Nagaland Style Kali Dal (Black Urad Dal) Recipe
Cuisine: Nagaland
Course: Lunch
Diet: Vegetarian
Prep Time: 30 minutes
Cook Time: 25 minutes
Serving Size: 2–3 servings
Ingredients
Ingredient Name | Quantity |
---|---|
Black Urad Dal (split) | 1/2 cup |
Green Chillies | 2, slit in half |
Baking Soda | A pinch |
Salt | To taste |
For Tempering | |
Bay Leaves | 2 |
Oil | 1 tablespoon |
Dry Red Chillies | 2 |
Panch Phoran Masala | 1/2 teaspoon |
Ginger (sliced) | As needed |
Nutritional Information (per serving)
Nutrient | Amount |
---|---|
Calories | 180 kcal |
Protein | 12 g |
Carbohydrates | 30 g |
Fiber | 10 g |
Fat | 6 g |
Sodium | 450 mg |
Instructions
-
Soak the Dal
Wash the black urad dal (split) thoroughly under cold water. Soak it in enough water for 30 minutes to soften the lentils and reduce cooking time. -
Cook the Dal
In a pressure cooker or a large pot, add the soaked dal along with 1 cup of water. Add the slit green chillies, a pinch of baking soda, and salt to taste.

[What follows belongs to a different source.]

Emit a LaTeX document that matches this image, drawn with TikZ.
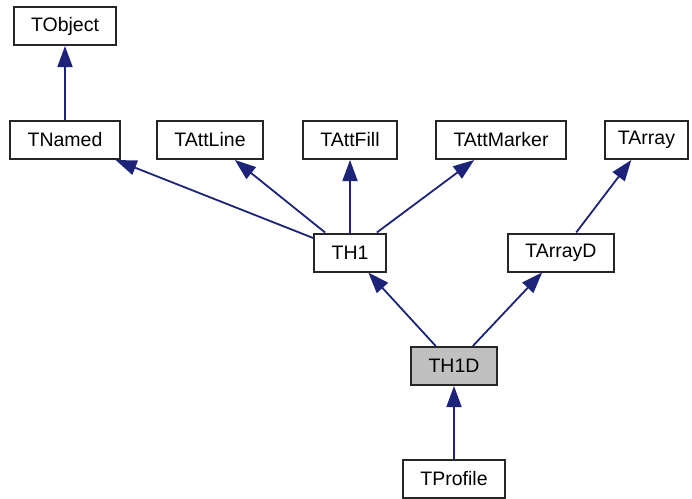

Close the lid of the pressure cooker, and cook for 4-5 whistles or until the dal is cooked but not completely melted. If cooking in a pot, bring it to a boil, reduce heat, and let it simmer for 20-25 minutes, adding water as necessary. -
Prepare the Tadka (Tempering)
While the dal is cooking, heat oil in a small tempering pan. Add the bay leaves, dry red chillies, and panch phoran masala to the hot oil.

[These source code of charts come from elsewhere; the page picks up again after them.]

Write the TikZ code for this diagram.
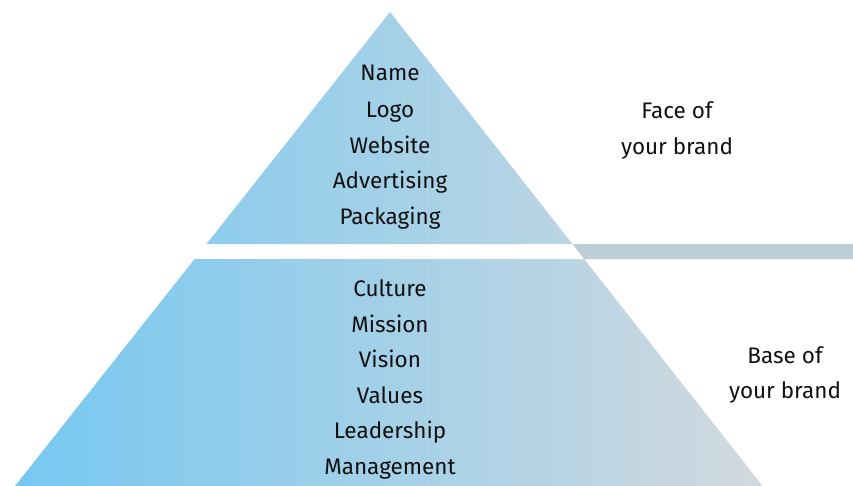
\documentclass[tikz,border=0pt]{standalone}
\usepackage{fontspec}
\setmainfont{Fira Sans}
\definecolor{skyleft}{RGB}{118,200,241}
\definecolor{greyright}{RGB}{210,217,222}
\definecolor{barfill}{RGB}{190,206,217}
\definecolor{inktext}{RGB}{17,17,17}
\begin{document}
\begin{tikzpicture}[x=1pt,y=-1pt,
  label/.style={text=inktext,font=\fontsize{22.5}{26}\selectfont,inner sep=0pt,anchor=base}]
\useasboundingbox (0,0) rectangle (853,486);
% pyramid corners
\coordinate (apex) at (390,12);
\coordinate (tl) at (206.5,244);
\coordinate (tr) at (572.4,244);
\coordinate (bl) at (194.6,259);
\coordinate (br) at (584.1,259);
\coordinate (fl) at (15,486);
\coordinate (fr) at (762.6,486);
% band to the right of the gap
\fill[barfill] (tr) -- (853,244) -- (853,259) -- (br) -- cycle;
% both pyramid parts share one horizontal gradient
\begin{scope}
  \clip (apex) -- (tr) -- (tl) -- cycle
        (bl) -- (br) -- (fr) -- (fl) -- cycle;
  \shade[left color=skyleft,right color=greyright] (15,0) rectangle (763,486);
\end{scope}
% upper part (baselines)
\node[label] (name) at (390,81) {Name};
\node[label] (logo) at (390,118) {Logo};
\node[label] (web) at (390,154) {Website};
\node[label] (adv) at (390,189) {Advertising};
\node[label] (pack) at (390,225) {Packaging};
% lower part
\node[label] (cult) at (390,296) {Culture};
\node[label] (miss) at (390,332) {Mission};
\node[label] (vis) at (390,367) {Vision};
\node[label] (val) at (390,403) {Values};
\node[label] (lead) at (390,438) {Leadership};
\node[label] (mgmt) at (390,474) {Management};
% side captions
\node[label] (face1) at (677,119) {Face of};
\node[label] (face2) at (677,155) {your brand};
\node[label] (base1) at (785,363) {Base of};
\node[label] (base2) at (785,398) {your brand};
\end{tikzpicture}
\end{document}
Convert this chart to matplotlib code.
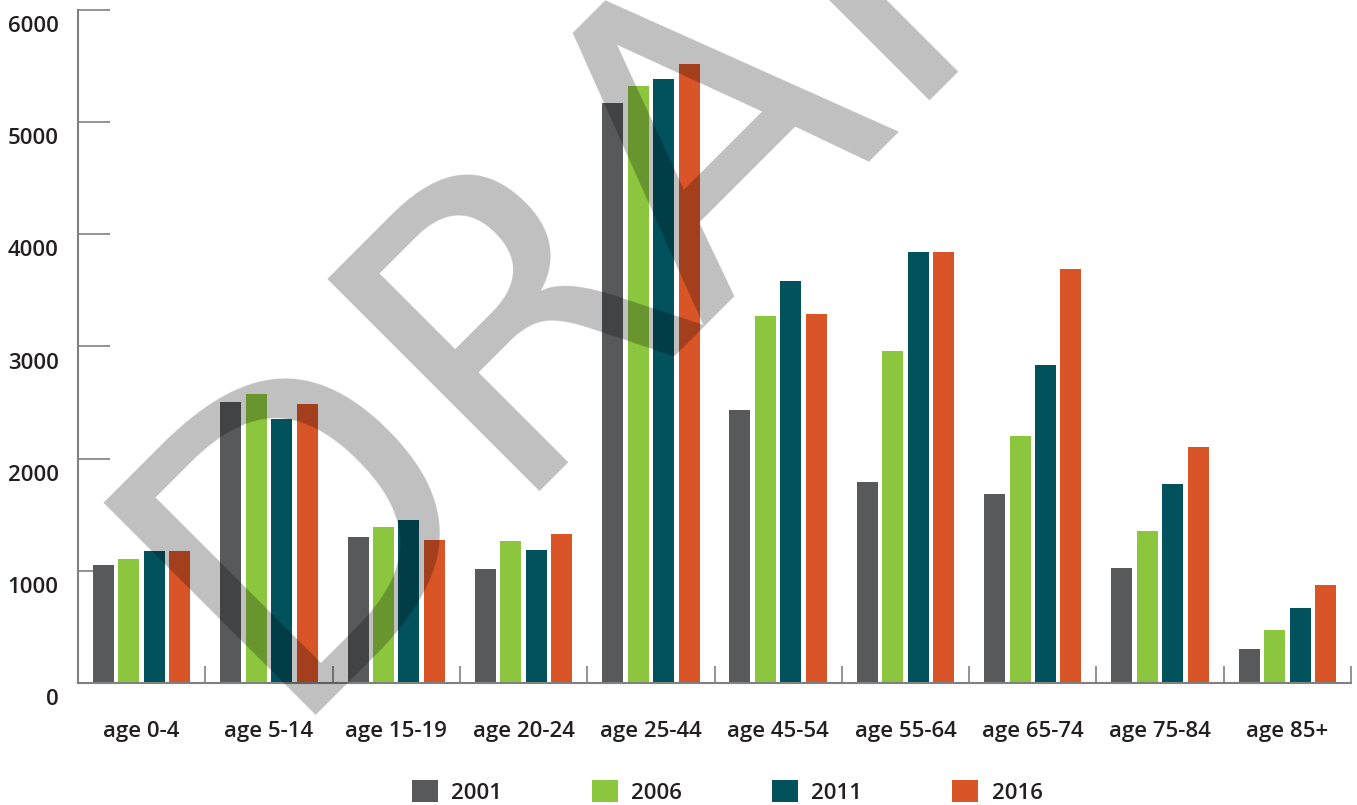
import numpy as np
import matplotlib
matplotlib.use('Agg')
from matplotlib import pyplot as plt
from matplotlib.patches import Patch
from matplotlib.transforms import ScaledTranslation

plt.rcParams['font.family'] = ['Open Sans', 'DejaVu Sans']

categories = ['age 0-4', 'age 5-14', 'age 15-19', 'age 20-24', 'age 25-44',
              'age 45-54', 'age 55-64', 'age 65-74', 'age 75-84', 'age 85+']
years = ['2001', '2006', '2011', '2016']
v2001 = [1050, 2505, 1300, 1015, 5170, 2435, 1790, 1685, 1025, 305]
v2006 = [1105, 2575, 1390, 1265, 5320, 3270, 2960, 2200, 1355, 470]
v2011 = [1175, 2355, 1455, 1185, 5385, 3585, 3840, 2835, 1775, 670]
v2016 = [1175, 2490, 1275, 1330, 5520, 3290, 3840, 3690, 2105, 875]
colors = ['#58595b', '#8cc63f', '#02525e', '#d95427']

text_col = '#231f20'
axis_col = '#808080'
fs = 16

fig = plt.figure(figsize=(13.57, 8.05), dpi=100)
ax = fig.add_axes([78 / 1357, 1 - 683 / 805, (1351 - 78) / 1357, (683 - 10) / 805])

x = np.arange(len(categories))
step = 0.2
width = 0.165
for j, (vals, col) in enumerate(zip([v2001, v2006, v2011, v2016], colors)):
    ax.bar(x + (j - 1.5) * step, vals, width=width, color=col, label=years[j], zorder=2)

ax.set_xlim(-0.5, len(categories) - 0.5)
ax.set_ylim(0, 6000)

for s in ['top', 'right']:
    ax.spines[s].set_visible(False)
for s in ['left', 'bottom']:
    ax.spines[s].set_color(axis_col)
    ax.spines[s].set_linewidth(1.5)

# y ticks: short lines pointing into the plot, labels sit a bit below
ax.set_yticks(np.arange(0, 7000, 1000))
ax.tick_params(axis='y', direction='in', length=23, width=1.2, color=axis_col,
               pad=14, labelsize=fs, labelcolor=text_col)
for lab in ax.get_yticklabels():
    lab.set_fontweight('semibold')
    lab.set_transform(lab.get_transform() + ScaledTranslation(0, -14 / 100, fig.dpi_scale_trans))

# x: separators as major ticks, category names on minor ticks
ax.set_xticks(np.arange(0.5, len(categories), 1.0))
ax.set_xticklabels([])
ax.set_xticks(x, minor=True)
ax.set_xticklabels(categories, minor=True, fontsize=fs, fontweight='semibold', color=text_col)
ax.tick_params(axis='x', which='major', direction='in', length=12, width=1.2, color=axis_col)
ax.tick_params(axis='x', which='minor', length=0, pad=27)

handles = [Patch(facecolor=c, edgecolor='none') for c in colors]
leg = fig.legend(handles, years, loc='center', bbox_to_anchor=(0.536, 0.0165), ncol=4,
                 frameon=False, fontsize=fs, handlelength=1.17, handleheight=1.17,
                 handletextpad=0.59, columnspacing=4.05, borderpad=0)
for t in leg.get_texts():
    t.set_fontweight('semibold')
    t.set_color(text_col)

# watermark
fig.text(275 / 1357, (805 - 715) / 805, 'DRAFT', rotation=45, rotation_mode='anchor',
         ha='left', va='baseline', fontsize=297, family='DejaVu Sans',
         color='black', alpha=0.25, zorder=10)

fig.savefig('out.png', dpi=100)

Let the spices splutter and release their aromas. Once the tempering is done, remove the pan from heat. -
Combine Dal and Tempering
Once the dal is cooked and the water has reduced, pour the prepared tempering (tadka) over the dal. Stir gently to combine the flavors. -
Garnish and Serve
Garnish the dal with fresh ginger slices for an added zing. Serve the Nagaland Style Kali Dal hot with a side of steamed rice. -
Perfect Pairings
For a complete and satisfying meal, serve the Kali Dal with Jeera Pulao and Boondi Raita on the side. This combination will bring out the earthy flavors of the dal and provide a perfect balance to your lunch.
Tips
- Adjust the consistency of the dal by adding more water if needed, but remember that the dal should retain some texture and not be overly watery.
- Panch Phoran Masala is a blend of five spices – mustard seeds, fennel seeds, cumin seeds, nigella seeds, and fenugreek. If you don’t have it, you can make your own or substitute with a simple cumin-mustard seed tempering.
- The green chillies can be left whole or slit depending on your preference for spice. Adjust the number of chillies to suit your taste.
Enjoy this Nagaland Style Kali Dal as a warm, hearty meal that reflects the flavors of the Northeast Indian cuisine. It’s a delightful vegetarian dish that’s not only comforting but also packed with health benefits, thanks to the high protein content of black urad dal and the aromatic spices used for tempering. Perfect for a wholesome lunch with a side of Jeera Pulao and Boondi Raita.